» TASK TO CARRY OUT: Transcribe word for word each line from the one containing "Write a LaTeX" to the final line of the data, both included. Skip the pictures.

» DATA LISTING:
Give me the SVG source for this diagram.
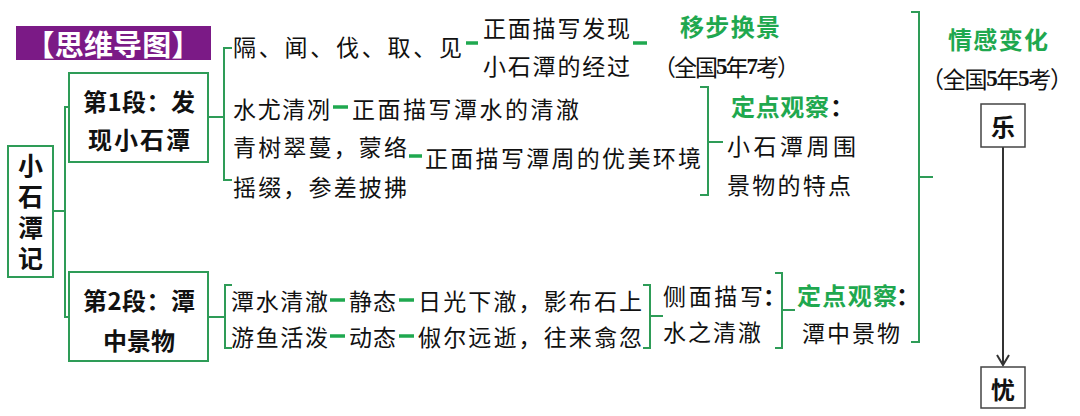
<svg xmlns="http://www.w3.org/2000/svg" width="1080" height="416" viewBox="0 0 1080 416">
<defs>
<style>
.t{font-family:"Noto Sans CJK SC","Liberation Sans",sans-serif;font-size:23px;fill:#111;dominant-baseline:central}
.b{font-weight:bold}
.g{fill:#1fa84f;font-weight:bold}
.n{font-family:"Liberation Serif","Noto Sans CJK SC",serif;font-weight:bold}
.box{fill:#fff;stroke:#2e9c57;stroke-width:2}
.gbox{fill:#fff;stroke:#444;stroke-width:1.5}
.br{fill:none;stroke:#2e9c57;stroke-width:2}
.dash{stroke:#1fa84f;stroke-width:3.5}
</style>
</defs>
<rect width="1080" height="416" fill="#fff"/>

<g id="title">
<rect x="16" y="26" width="195" height="34" fill="#7b1a86"/>
<text class="t b" x="113" y="43" text-anchor="middle" style="font-size:29px;fill:#fff" textLength="175">【思维导图】</text>
</g>

<g id="connectors">
<path class="br" d="M53,211 H65 M69,107 H65 V317 H69"/>
<path class="br" d="M208,117 H224 M232,48 H224 V180 H232"/>
<path class="br" d="M208,317 H225 M232,285 H225 V348 H232"/>
<path class="br" d="M700,87 H708 V195 H700 M708,142 H723"/>
<path class="br" d="M643,285 H650 V348 H643 M650,316 H663"/>
<path class="br" d="M775,273 H782 V348 H775 M782,310 H795"/>
<path class="br" d="M911,12 H919 V342 H911 M919,177 H933"/>
<line class="dash" x1="466" y1="43" x2="478" y2="43"/>
<line class="dash" x1="633" y1="43" x2="647" y2="43"/>
<line class="dash" x1="333" y1="107" x2="348" y2="107"/>
<line class="dash" x1="409" y1="156" x2="422" y2="156"/>
<line class="dash" x1="330" y1="300" x2="345" y2="300"/>
<line class="dash" x1="399" y1="300" x2="414" y2="300"/>
<line class="dash" x1="330" y1="336" x2="345" y2="336"/>
<line class="dash" x1="399" y1="336" x2="414" y2="336"/>
<line x1="1003" y1="147" x2="1003" y2="365" stroke="#333" stroke-width="2"/>
<path d="M997,355 L1003,365 L1009,355" fill="none" stroke="#333" stroke-width="2"/>
</g>

<g id="root">
<rect class="box" x="8" y="146" width="45" height="131"/>
<text x="30.5" y="215" text-anchor="middle" style="font-family:'Noto Sans CJK SC',sans-serif;font-weight:bold;font-size:25px;fill:#111;writing-mode:vertical-rl;letter-spacing:6px">小石潭记</text>
</g>

<g id="para1">
<rect class="box" x="69" y="73" width="139" height="89"/>
<text class="t b" x="83" y="100" style="font-size:24px" textLength="112">第1段：发</text>
<text class="t b" x="88" y="138" style="font-size:24px" textLength="102">现小石潭</text>
</g>

<g id="para2">
<rect class="box" x="69" y="272" width="139" height="89"/>
<text class="t b" x="83" y="299" style="font-size:24px" textLength="112">第2段：潭</text>
<text class="t b" x="103" y="339" style="font-size:24px" textLength="72">中景物</text>
</g>

<g id="p1-discover">
<text class="t" x="233" y="46" textLength="229">隔、闻、伐、取、见</text>
<text class="t" x="483" y="27" textLength="147">正面描写发现</text>
<text class="t" x="483" y="65" textLength="147">小石潭的经过</text>
</g>

<g id="p1-move">
<text class="t g" x="680" y="25" style="font-size:24px" textLength="100">移步换景</text>
<text class="t" x="653" y="66" textLength="147">（全国<tspan class="n">5</tspan>年<tspan class="n">7</tspan>考）</text>
</g>

<g id="p1-water">
<text class="t" x="233" y="108" textLength="97">水尤清冽</text>
<text class="t" x="352" y="108" textLength="227">正面描写潭水的清澈</text>
</g>

<g id="p1-env">
<text class="t" x="233" y="146" textLength="174">青树翠蔓，蒙络</text>
<text class="t" x="233" y="186" textLength="174">摇缀，参差披拂</text>
<text class="t" x="425" y="157" textLength="276">正面描写潭周的优美环境</text>
</g>

<g id="p1-fixed">
<text class="t g" x="731" y="105" style="font-size:24px" textLength="98">定点观察</text>
<text class="t b" x="830" y="105" style="font-size:24px">：</text>
<text class="t" x="727" y="145" textLength="129">小石潭周围</text>
<text class="t" x="727" y="184" textLength="124">景物的特点</text>
</g>

<g id="p2-static">
<text class="t" x="231" y="300" textLength="97">潭水清澈</text>
<text class="t" x="349" y="300" textLength="47">静态</text>
<text class="t" x="418" y="300" textLength="224">日光下澈，影布石上</text>
</g>

<g id="p2-dynamic">
<text class="t" x="231" y="336" textLength="97">游鱼活泼</text>
<text class="t" x="349" y="336" textLength="47">动态</text>
<text class="t" x="418" y="336" textLength="224">俶尔远逝，往来翕忽</text>
</g>

<g id="p2-side">
<text class="t" x="663" y="295" textLength="100">侧面描写</text>
<text class="t b" x="763" y="295">：</text>
<text class="t" x="663" y="331" textLength="98">水之清澈</text>
</g>

<g id="p2-fixed">
<text class="t g" x="797" y="294" style="font-size:24px" textLength="100">定点观察</text>
<text class="t b" x="896" y="294" style="font-size:24px">：</text>
<text class="t" x="802" y="332" textLength="98">潭中景物</text>
</g>

<g id="emotion">
<text class="t g" x="948" y="38" style="font-size:24px" textLength="100">情感变化</text>
<text class="t" x="921" y="78" textLength="152">（全国<tspan class="n">5</tspan>年<tspan class="n">5</tspan>考）</text>
</g>

<g id="joy">
<rect class="gbox" x="981" y="104" width="44" height="43"/>
<text class="t b" x="1003" y="125" text-anchor="middle" style="font-size:24px">乐</text>
</g>

<g id="sorrow">
<rect class="gbox" x="981" y="367" width="44" height="41"/>
<text class="t b" x="1003" y="388" text-anchor="middle" style="font-size:24px">忧</text>
</g>
</svg>
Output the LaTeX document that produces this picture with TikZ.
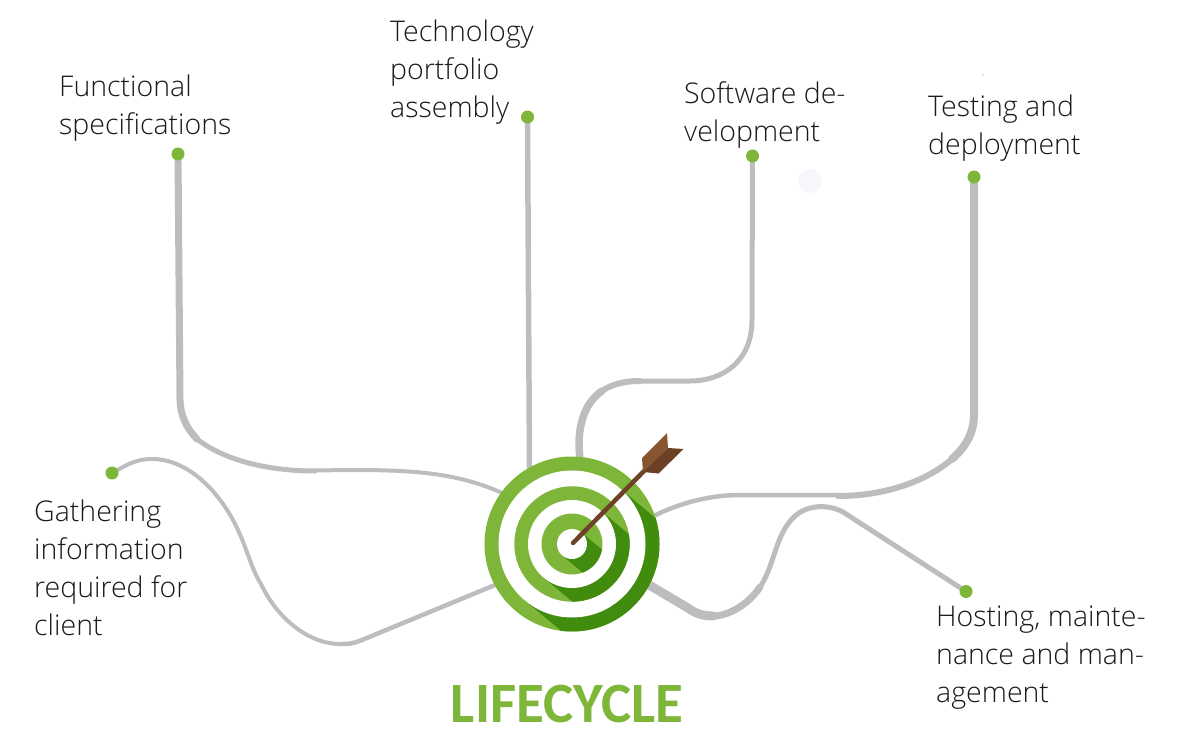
\documentclass[tikz,border=0pt]{standalone}
\usepackage{fontspec}
\setmainfont{Open Sans Light}[BoldFont={Open Sans}]
\newfontfamily\titlefont{Carlito}
\usetikzlibrary{backgrounds}
\definecolor{tgreen}{HTML}{7DB639}
\definecolor{tdark}{HTML}{418C0E}
\definecolor{wire}{HTML}{BDBDC0}
\definecolor{ink}{HTML}{1A1A1A}
\definecolor{shaft}{HTML}{6E4226}
\definecolor{featherA}{HTML}{87552F}
\definecolor{featherB}{HTML}{6B4024}
\definecolor{faintmark}{HTML}{F7F6FA}
\tikzset{
  lbl/.style={anchor=north west,inner sep=0pt,align=left,text=ink,font=\fontsize{28.5bp}{38bp}\selectfont},
  pin/.style={circle,fill=tgreen,inner sep=0pt,minimum size=13bp},
  wirepath/.style={draw=wire,line cap=round,line join=round,line width=#1},
  hubshape/.style={circle,inner sep=0pt,minimum size=175bp,fill=tgreen},
}
\newcommand{\ringshadow}[1]{%
  \fill[tdark,rotate around={-40:(572,544)}] (572,{544-#1}) rectangle (772,{544+#1});}
\begin{document}
\begin{tikzpicture}[x=1bp,y=-1bp]
\useasboundingbox (0,0) rectangle (1199,755);
% hub
\node[hubshape] (hub) at (572,544) {};
\begin{scope}
  \clip (572,544) circle (87.5);
  \ringshadow{73.5}
\end{scope}
\fill[white] (572,544) circle (73.5);
\fill[tgreen] (572,544) circle (57.7);
\begin{scope}
  \clip (572,544) circle (57.7);
  \ringshadow{44}
\end{scope}
\fill[white] (572,544) circle (44);
\fill[tgreen] (572,544) circle (30.5);
\begin{scope}
  \clip (572,544) circle (30.5);
  \ringshadow{15}
\end{scope}
\fill[white] (572,544) circle (15);
% arrow
\coordinate (tip) at (573,543);
\coordinate (nock) at (645,470);
\draw[shaft,line width=4.5bp,line cap=round] (tip) -- (nock);
\fill[featherA] (642,458) -- (667,433) -- (668,448) -- (643,472) -- cycle;
\fill[featherB] (668,448) -- (683.5,449) -- (658.5,473.5) -- (643,472) -- cycle;
% pins
\node[pin] (p1) at (178,154) {};
\node[pin] (p2) at (527.5,117) {};
\node[pin] (p3) at (752.5,156) {};
\node[pin] (p4) at (974,177) {};
\node[pin] (p5) at (966,591.5) {};
\node[pin] (p6) at (112,473) {};
% connectors
\begin{scope}[on background layer]
  \draw[wirepath=7bp] (p1) -- (180,400) .. controls (180.5,415) and (186,428) .. (197,439);
  \draw[wirepath=5bp] (197,439) .. controls (225,461) and (270,471) .. (315,471);
  \draw[wirepath=4bp] (315,470.5) .. controls (400,469) and (450,470) .. (hub.144);
  \draw[wirepath=5.5bp] (p2) -- (hub.119);
  \draw[wirepath=5bp] (p3) -- (752,320) .. controls (752,362) and (722,381) .. (690,381) -- (640,381);
  \draw[wirepath=6bp] (640,381) .. controls (625,381) and (612,384) .. (602,391);
  \draw[wirepath=7.5bp] (602,391) .. controls (587,401) and (579,420) .. (579,445) -- (hub.85);
  \draw[wirepath=8bp] (p4) -- (974,415) .. controls (974,432) and (966,447) .. (952,459);
  \draw[wirepath=6bp] (952,459) .. controls (927,481) and (885,496) .. (838,496);
  \draw[wirepath=4.5bp] (838,495) -- (740,495) .. controls (710,495) and (680,503) .. (hub.19);
  \draw[wirepath=5bp] (p5) -- (843,512) .. controls (826,503) and (806,506) .. (795,516) .. controls (775,534) and (775,565) .. (760,587);
  \draw[wirepath=7bp] (760,587) .. controls (748,605) and (728,616) .. (713,616);
  \draw[wirepath=9bp] (713,616) .. controls (702,616) and (695,613) .. (688,608) -- (hub.-28);
  \draw[wirepath=4bp] (p6) .. controls (125,466) and (135,459) .. (152,459) .. controls (190,459) and (222,495) .. (238,530) .. controls (248,552) and (252,570) .. (261,584) .. controls (278,620) and (310,644) .. (340,644);
  \draw[wirepath=4.5bp] (340,644) .. controls (348,644) and (352,644) .. (362,640) -- (hub.208);
\end{scope}
% labels
\node[lbl] (t1) at (59,74.5) {Functional\\specifications};
\node[lbl] (t2) at (390,19.5) {Technology\\portfolio\\assembly};
\node[lbl] (t3) at (684,81.5) {Software de-\\velopment};
\node[lbl] (t4) at (928,94.5) {Testing and\\deployment};
\node[lbl] (t5) at (936,605.5) {Hosting, mainte-\\nance and man-\\agement};
\node[lbl] (t6) at (34,499.5) {Gathering\\information\\required for\\client};
\node[anchor=base,inner sep=0pt,text=tgreen,font=\titlefont\bfseries\fontsize{57bp}{57bp}\selectfont] (title) at (567,722) {LIFECYCLE};
% faint marks
\fill[faintmark] (810,181) circle (12);
\fill[black!50] (983,75) circle (0.7);
\end{tikzpicture}
\end{document}
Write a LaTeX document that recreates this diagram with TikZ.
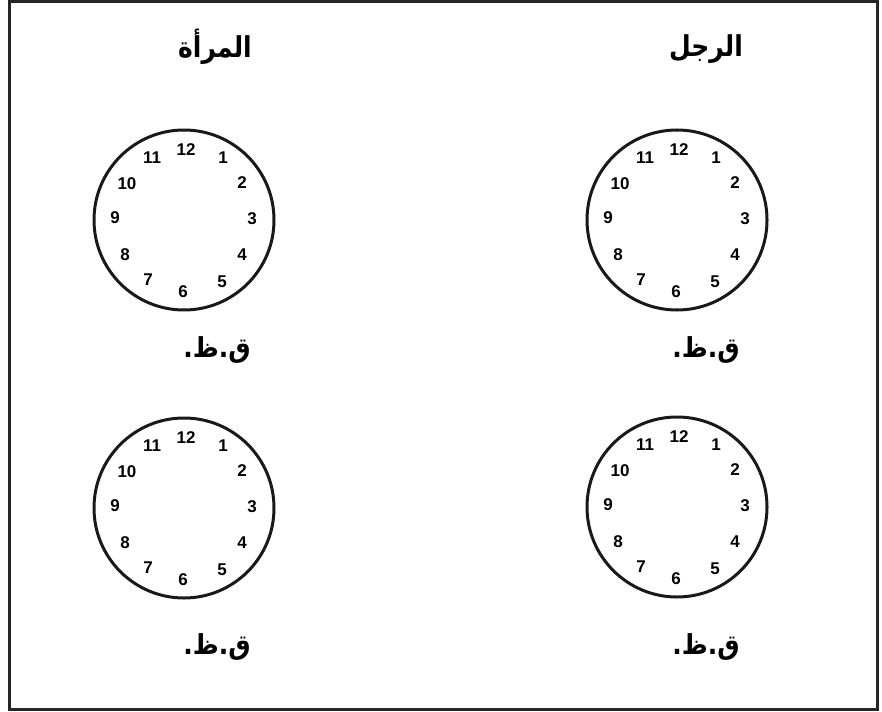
\documentclass[tikz,border=0pt]{standalone}
\usepackage{fontspec}
\setmainfont{Liberation Sans}
\newfontfamily\arabicfont[Script=Arabic]{DejaVu Sans}
\TeXXeTstate=1
\tikzset{
  frame/.style={draw=black!85, line width=3pt},
  dial/.style={draw=black!90, line width=3pt},
  num/.style={font=\bfseries\fontsize{17}{17}\selectfont, inner sep=0pt, anchor=center},
  head/.style={font=\arabicfont\bfseries\fontsize{25}{28}\selectfont, inner sep=0pt, anchor=base, yscale=1.15},
  ampm/.style={font=\arabicfont\bfseries\fontsize{25}{28}\selectfont, inner sep=0pt, anchor=base, yscale=1.1},
}
\begin{document}
\begin{tikzpicture}[x=1pt,y=-1pt]
\useasboundingbox (0,0) rectangle (882,711);
\draw[frame] (9.5,1.5) rectangle (877.5,709);
\node[head] (woman) at (215,58) {\beginR المرأة\endR};
\node[head] (man) at (706,57) {\beginR الرجل\endR};
\foreach \c/\cx/\cy in {a/184/220, b/677/220, c/184/508, d/677/507}{
  \begin{scope}[shift={(\cx,\cy)}]
    \node[dial, circle, minimum size=180pt, inner sep=0pt] (\c-dial) at (0,0) {};
    \foreach \n/\dx/\dy in {12/2/-70, 1/39/-62, 2/58/-37, 3/68/-1, 4/58/35, 5/38/62,
                            6/-1/72, 7/-36/60, 8/-59/35, 9/-69/-2, 10/-57/-36, 11/-32/-62}{
      \node[num] (\c-\n) at (\dx,\dy) {\n};
    }
  \end{scope}
}
\node[ampm] (a-lbl) at (217,357) {\beginR ق.ظ.\endR};
\node[ampm] (b-lbl) at (706,357) {\beginR ق.ظ.\endR};
\node[ampm] (c-lbl) at (217,654) {\beginR ق.ظ.\endR};
\node[ampm] (d-lbl) at (706,654) {\beginR ق.ظ.\endR};
\end{tikzpicture}
\end{document}
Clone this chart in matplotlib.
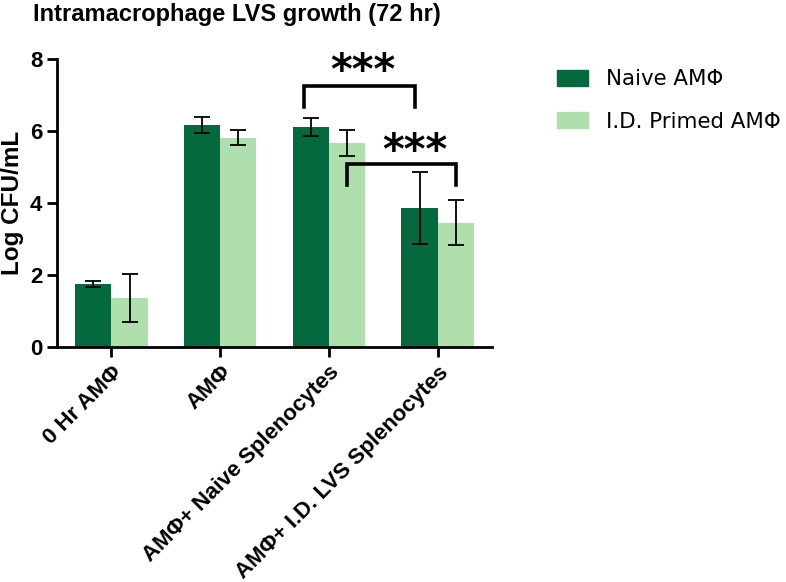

» ANSWER TO THE EXERCISE:
Write a LaTeX document that recreates this diagram with TikZ.
\documentclass[tikz,border=0pt]{standalone}
\usepackage{fontspec}
\setmainfont{Liberation Sans}
\newfontfamily\arabicfont[Script=Arabic]{DejaVu Sans}
\TeXXeTstate=1
\tikzset{
  frame/.style={draw=black!85, line width=3pt},
  dial/.style={draw=black!90, line width=3pt},
  num/.style={font=\bfseries\fontsize{17}{17}\selectfont, inner sep=0pt, anchor=center},
  head/.style={font=\arabicfont\bfseries\fontsize{25}{28}\selectfont, inner sep=0pt, anchor=base, yscale=1.15},
  ampm/.style={font=\arabicfont\bfseries\fontsize{25}{28}\selectfont, inner sep=0pt, anchor=base, yscale=1.1},
}
\begin{document}
\begin{tikzpicture}[x=1pt,y=-1pt]
\useasboundingbox (0,0) rectangle (882,711);
\draw[frame] (9.5,1.5) rectangle (877.5,709);
\node[head] (woman) at (215,58) {\beginR المرأة\endR};
\node[head] (man) at (706,57) {\beginR الرجل\endR};
\foreach \c/\cx/\cy in {a/184/220, b/677/220, c/184/508, d/677/507}{
  \begin{scope}[shift={(\cx,\cy)}]
    \node[dial, circle, minimum size=180pt, inner sep=0pt] (\c-dial) at (0,0) {};
    \foreach \n/\dx/\dy in {12/2/-70, 1/39/-62, 2/58/-37, 3/68/-1, 4/58/35, 5/38/62,
                            6/-1/72, 7/-36/60, 8/-59/35, 9/-69/-2, 10/-57/-36, 11/-32/-62}{
      \node[num] (\c-\n) at (\dx,\dy) {\n};
    }
  \end{scope}
}
\node[ampm] (a-lbl) at (217,357) {\beginR ق.ظ.\endR};
\node[ampm] (b-lbl) at (706,357) {\beginR ق.ظ.\endR};
\node[ampm] (c-lbl) at (217,654) {\beginR ق.ظ.\endR};
\node[ampm] (d-lbl) at (706,654) {\beginR ق.ظ.\endR};
\end{tikzpicture}
\end{document}
Clone this chart in matplotlib.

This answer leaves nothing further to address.